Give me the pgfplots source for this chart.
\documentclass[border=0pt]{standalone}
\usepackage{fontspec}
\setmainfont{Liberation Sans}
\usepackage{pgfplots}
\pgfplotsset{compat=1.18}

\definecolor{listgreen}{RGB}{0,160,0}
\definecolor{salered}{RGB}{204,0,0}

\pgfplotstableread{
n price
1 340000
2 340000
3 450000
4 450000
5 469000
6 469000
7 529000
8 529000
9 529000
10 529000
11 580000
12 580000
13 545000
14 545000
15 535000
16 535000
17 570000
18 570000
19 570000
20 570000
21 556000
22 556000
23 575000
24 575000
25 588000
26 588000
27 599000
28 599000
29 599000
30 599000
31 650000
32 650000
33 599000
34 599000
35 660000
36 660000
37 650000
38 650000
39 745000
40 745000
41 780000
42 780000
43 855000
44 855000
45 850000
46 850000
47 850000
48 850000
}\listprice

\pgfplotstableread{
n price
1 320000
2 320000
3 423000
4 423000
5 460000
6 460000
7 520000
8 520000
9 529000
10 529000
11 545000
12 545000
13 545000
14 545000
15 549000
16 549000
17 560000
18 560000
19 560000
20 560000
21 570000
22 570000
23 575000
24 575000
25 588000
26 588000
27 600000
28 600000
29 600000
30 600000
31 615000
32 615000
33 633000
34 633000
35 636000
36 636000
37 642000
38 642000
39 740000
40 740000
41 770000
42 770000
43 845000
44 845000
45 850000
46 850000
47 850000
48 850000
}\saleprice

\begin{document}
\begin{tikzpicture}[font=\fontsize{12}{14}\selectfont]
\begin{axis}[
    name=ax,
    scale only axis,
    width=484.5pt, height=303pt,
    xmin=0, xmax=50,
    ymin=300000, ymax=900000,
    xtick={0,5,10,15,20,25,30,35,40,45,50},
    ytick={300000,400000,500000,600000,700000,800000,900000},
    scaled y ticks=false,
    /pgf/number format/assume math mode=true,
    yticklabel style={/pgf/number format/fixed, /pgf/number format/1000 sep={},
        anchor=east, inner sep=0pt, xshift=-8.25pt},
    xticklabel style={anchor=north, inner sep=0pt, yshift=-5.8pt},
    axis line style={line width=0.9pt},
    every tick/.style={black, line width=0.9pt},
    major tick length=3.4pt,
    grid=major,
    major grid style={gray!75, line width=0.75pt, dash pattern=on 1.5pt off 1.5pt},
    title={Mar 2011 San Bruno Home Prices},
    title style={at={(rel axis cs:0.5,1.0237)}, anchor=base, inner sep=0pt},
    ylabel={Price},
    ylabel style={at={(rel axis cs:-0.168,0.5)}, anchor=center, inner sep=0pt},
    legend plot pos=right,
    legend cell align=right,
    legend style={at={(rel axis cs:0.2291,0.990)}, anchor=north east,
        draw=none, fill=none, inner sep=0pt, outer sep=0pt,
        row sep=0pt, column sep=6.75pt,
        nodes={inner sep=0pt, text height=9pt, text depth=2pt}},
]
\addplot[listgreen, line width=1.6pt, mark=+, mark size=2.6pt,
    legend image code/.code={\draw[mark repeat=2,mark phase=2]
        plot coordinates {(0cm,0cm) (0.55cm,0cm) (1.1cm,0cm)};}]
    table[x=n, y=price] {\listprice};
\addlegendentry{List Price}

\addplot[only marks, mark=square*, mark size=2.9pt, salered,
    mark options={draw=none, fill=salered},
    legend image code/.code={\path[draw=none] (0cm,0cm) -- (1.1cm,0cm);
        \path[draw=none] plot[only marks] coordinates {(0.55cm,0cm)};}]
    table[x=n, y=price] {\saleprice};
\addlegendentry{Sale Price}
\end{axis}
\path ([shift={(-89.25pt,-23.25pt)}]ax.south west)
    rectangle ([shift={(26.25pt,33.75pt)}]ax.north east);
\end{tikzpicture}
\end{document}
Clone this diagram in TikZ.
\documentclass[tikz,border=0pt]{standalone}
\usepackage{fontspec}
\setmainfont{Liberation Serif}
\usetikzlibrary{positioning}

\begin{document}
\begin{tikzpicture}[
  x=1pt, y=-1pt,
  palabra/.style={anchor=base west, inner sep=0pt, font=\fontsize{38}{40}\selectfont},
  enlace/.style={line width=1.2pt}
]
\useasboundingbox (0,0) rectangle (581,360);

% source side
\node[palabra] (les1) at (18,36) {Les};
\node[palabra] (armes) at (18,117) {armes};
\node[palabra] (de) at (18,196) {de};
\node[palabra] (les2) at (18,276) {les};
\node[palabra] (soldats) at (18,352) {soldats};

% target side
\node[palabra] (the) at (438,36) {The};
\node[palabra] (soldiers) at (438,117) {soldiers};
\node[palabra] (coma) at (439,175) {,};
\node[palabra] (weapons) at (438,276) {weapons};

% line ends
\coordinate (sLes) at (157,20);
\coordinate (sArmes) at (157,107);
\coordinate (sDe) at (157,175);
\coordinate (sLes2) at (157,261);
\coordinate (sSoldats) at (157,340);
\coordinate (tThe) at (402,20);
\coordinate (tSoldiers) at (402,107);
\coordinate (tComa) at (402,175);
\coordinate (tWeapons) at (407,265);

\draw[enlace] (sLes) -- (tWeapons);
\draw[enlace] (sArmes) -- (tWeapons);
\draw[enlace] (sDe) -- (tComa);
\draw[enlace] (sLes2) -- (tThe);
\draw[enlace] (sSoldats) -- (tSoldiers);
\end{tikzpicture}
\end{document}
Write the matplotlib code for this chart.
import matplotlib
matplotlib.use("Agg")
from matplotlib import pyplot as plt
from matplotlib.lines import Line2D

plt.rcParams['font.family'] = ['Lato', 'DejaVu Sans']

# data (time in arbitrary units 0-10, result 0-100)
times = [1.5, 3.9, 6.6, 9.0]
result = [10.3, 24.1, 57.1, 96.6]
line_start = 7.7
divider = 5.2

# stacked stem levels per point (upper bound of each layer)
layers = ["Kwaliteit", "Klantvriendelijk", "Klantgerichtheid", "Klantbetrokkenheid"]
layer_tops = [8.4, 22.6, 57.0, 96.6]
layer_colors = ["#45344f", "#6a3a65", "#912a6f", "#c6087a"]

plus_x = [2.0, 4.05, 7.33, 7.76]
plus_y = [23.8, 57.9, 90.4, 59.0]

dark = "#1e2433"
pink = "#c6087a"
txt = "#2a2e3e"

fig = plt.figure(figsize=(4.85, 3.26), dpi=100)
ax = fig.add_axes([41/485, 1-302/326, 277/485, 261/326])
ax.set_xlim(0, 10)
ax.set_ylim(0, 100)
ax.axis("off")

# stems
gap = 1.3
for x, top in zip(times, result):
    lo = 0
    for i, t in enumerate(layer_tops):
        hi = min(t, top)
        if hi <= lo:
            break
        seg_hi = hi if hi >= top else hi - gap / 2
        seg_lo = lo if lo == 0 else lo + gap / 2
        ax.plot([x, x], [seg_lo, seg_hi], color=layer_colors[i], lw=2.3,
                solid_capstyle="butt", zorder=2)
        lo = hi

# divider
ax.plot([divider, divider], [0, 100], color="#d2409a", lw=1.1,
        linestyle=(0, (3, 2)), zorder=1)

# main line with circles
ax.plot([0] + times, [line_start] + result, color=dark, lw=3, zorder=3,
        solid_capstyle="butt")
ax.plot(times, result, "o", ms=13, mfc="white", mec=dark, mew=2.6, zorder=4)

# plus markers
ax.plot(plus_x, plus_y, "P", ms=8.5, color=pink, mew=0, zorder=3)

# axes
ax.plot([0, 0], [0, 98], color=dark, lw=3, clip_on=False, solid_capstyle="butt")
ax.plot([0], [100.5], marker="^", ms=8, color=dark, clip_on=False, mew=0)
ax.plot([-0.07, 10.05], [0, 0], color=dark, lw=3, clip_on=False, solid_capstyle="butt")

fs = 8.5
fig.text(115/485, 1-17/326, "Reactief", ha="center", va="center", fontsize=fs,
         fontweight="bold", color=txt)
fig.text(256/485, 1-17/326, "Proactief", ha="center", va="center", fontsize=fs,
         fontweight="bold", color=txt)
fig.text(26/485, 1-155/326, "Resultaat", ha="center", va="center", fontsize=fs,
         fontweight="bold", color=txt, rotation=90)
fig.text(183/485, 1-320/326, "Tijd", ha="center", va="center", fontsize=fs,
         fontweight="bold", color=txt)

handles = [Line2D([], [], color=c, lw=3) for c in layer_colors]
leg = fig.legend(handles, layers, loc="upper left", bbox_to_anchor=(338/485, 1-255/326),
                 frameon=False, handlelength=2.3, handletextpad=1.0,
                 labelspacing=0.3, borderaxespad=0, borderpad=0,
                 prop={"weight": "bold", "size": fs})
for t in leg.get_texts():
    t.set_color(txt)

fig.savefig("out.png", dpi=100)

########################################

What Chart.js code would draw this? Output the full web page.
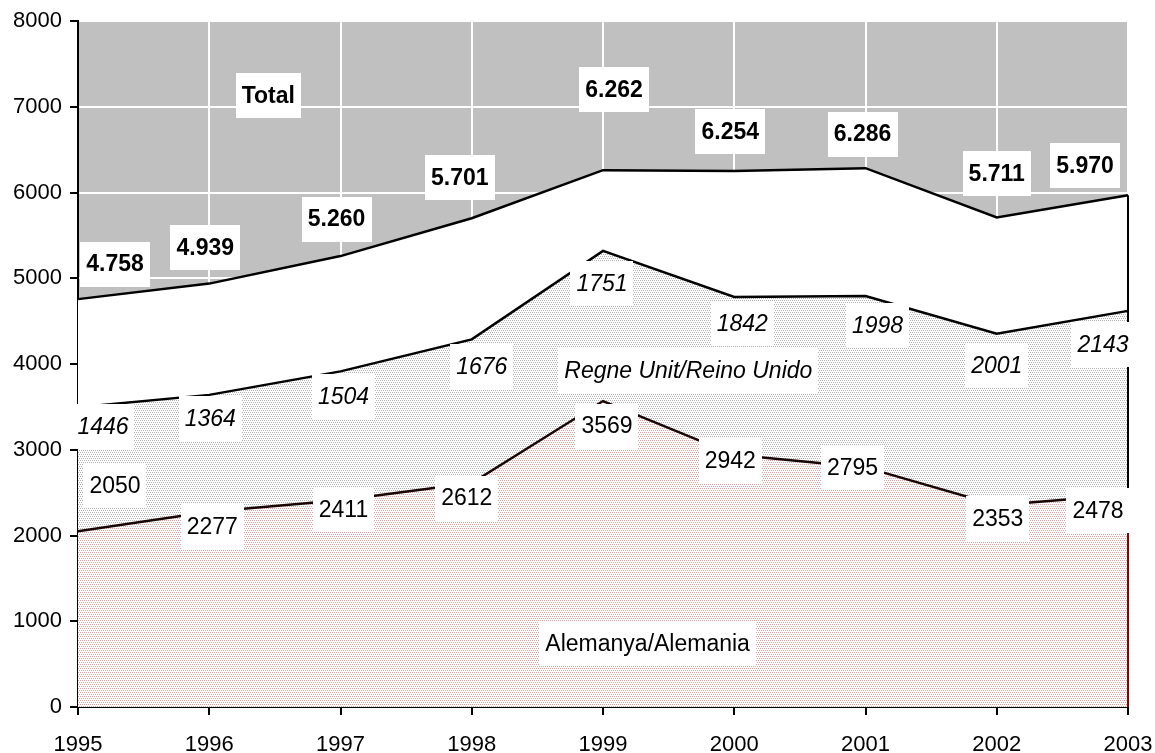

########################################

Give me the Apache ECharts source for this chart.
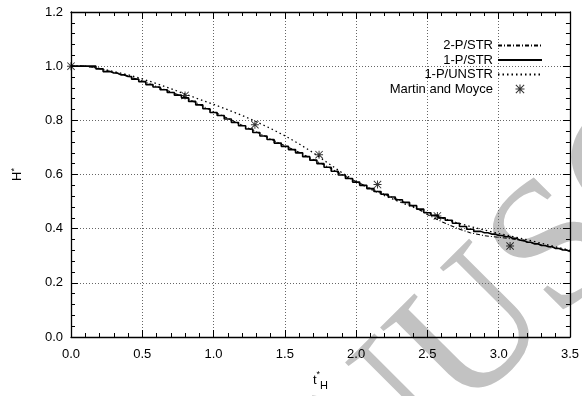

########################################

__Set problem__:
From the records above, extract exactly and only the lines that begin at the line with "Clone this diagram in TikZ." and stop after the line with "(0,0) rectangle (581,360);".

__Written response__:
Clone this diagram in TikZ.
\documentclass[tikz,border=0pt]{standalone}
\usepackage{fontspec}
\setmainfont{Liberation Serif}
\usetikzlibrary{positioning}

\begin{document}
\begin{tikzpicture}[
  x=1pt, y=-1pt,
  palabra/.style={anchor=base west, inner sep=0pt, font=\fontsize{38}{40}\selectfont},
  enlace/.style={line width=1.2pt}
]
\useasboundingbox (0,0) rectangle (581,360);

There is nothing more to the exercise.